Do this
Output the lines below exactly, please, from the first line until the line with "const greenArrowRuns = [1, 16];", counting both.

Source data
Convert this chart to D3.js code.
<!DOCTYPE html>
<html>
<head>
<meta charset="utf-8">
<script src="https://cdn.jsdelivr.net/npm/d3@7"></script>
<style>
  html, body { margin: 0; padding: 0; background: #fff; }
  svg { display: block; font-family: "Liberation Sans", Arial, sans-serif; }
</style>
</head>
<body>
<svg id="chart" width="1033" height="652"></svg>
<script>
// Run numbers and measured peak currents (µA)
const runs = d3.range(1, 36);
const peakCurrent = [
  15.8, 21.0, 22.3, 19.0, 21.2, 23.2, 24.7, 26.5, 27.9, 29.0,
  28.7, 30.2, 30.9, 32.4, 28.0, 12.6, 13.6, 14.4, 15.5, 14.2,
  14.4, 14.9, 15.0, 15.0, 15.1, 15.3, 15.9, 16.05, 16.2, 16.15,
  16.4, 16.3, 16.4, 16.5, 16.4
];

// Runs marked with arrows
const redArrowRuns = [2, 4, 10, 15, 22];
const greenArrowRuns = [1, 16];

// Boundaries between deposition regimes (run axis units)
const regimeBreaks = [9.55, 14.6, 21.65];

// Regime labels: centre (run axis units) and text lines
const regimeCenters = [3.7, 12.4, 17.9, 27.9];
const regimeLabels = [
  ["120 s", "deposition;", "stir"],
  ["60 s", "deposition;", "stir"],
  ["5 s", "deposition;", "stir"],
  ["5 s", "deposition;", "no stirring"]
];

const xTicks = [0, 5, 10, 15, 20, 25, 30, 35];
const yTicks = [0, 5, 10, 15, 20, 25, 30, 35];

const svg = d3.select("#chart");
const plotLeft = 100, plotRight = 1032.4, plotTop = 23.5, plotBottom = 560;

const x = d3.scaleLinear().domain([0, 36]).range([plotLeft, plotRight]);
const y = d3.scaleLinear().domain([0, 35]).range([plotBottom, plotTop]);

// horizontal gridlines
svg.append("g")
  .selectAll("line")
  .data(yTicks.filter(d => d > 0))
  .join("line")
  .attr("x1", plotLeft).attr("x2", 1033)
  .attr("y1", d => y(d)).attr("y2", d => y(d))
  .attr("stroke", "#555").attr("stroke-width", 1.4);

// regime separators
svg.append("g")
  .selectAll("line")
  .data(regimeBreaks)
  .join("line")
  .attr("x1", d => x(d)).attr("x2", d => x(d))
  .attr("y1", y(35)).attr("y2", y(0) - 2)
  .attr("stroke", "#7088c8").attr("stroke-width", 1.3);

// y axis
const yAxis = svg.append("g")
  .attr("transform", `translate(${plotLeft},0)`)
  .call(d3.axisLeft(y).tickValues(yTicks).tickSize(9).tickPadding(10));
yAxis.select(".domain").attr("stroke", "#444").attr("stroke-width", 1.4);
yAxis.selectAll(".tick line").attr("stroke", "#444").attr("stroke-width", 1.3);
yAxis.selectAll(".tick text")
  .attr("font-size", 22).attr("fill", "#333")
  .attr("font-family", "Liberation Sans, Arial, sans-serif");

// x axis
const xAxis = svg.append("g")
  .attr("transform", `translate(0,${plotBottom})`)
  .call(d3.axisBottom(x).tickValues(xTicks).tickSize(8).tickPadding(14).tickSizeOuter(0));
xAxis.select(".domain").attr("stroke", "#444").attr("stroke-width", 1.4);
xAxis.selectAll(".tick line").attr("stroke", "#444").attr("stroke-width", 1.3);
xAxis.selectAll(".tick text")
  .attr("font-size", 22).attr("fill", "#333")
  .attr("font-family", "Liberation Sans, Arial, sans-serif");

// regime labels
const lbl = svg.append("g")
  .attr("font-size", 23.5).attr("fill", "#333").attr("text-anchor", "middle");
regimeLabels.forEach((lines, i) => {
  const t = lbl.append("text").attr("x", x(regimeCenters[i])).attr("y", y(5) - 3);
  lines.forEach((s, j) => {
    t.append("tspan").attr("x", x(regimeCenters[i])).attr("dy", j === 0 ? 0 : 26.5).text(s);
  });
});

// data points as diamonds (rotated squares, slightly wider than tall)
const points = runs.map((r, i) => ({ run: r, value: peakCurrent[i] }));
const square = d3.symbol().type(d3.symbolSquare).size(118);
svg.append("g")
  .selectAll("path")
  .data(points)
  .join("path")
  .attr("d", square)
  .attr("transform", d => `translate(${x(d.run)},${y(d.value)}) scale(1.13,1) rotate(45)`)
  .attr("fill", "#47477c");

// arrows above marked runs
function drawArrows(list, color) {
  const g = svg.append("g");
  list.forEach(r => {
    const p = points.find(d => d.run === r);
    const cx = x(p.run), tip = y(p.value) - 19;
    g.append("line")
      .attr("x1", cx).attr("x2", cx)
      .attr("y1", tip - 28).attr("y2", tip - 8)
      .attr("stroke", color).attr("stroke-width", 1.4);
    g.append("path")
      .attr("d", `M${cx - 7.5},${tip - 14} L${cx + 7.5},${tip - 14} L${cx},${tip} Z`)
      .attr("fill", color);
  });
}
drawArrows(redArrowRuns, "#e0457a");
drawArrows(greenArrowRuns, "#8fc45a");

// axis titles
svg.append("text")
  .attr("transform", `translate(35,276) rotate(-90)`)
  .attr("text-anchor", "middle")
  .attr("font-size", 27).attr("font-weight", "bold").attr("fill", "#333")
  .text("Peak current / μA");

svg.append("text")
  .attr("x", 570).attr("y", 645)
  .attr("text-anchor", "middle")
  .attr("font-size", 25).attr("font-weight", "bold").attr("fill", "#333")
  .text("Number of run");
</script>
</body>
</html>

Written solution
Convert this chart to D3.js code.
<!DOCTYPE html>
<html>
<head>
<meta charset="utf-8">
<script src="https://cdn.jsdelivr.net/npm/d3@7"></script>
<style>
  html, body { margin: 0; padding: 0; background: #fff; }
  svg { display: block; font-family: "Liberation Sans", Arial, sans-serif; }
</style>
</head>
<body>
<svg id="chart" width="1033" height="652"></svg>
<script>
// Run numbers and measured peak currents (µA)
const runs = d3.range(1, 36);
const peakCurrent = [
  15.8, 21.0, 22.3, 19.0, 21.2, 23.2, 24.7, 26.5, 27.9, 29.0,
  28.7, 30.2, 30.9, 32.4, 28.0, 12.6, 13.6, 14.4, 15.5, 14.2,
  14.4, 14.9, 15.0, 15.0, 15.1, 15.3, 15.9, 16.05, 16.2, 16.15,
  16.4, 16.3, 16.4, 16.5, 16.4
];

// Runs marked with arrows
const redArrowRuns = [2, 4, 10, 15, 22];
const greenArrowRuns = [1, 16];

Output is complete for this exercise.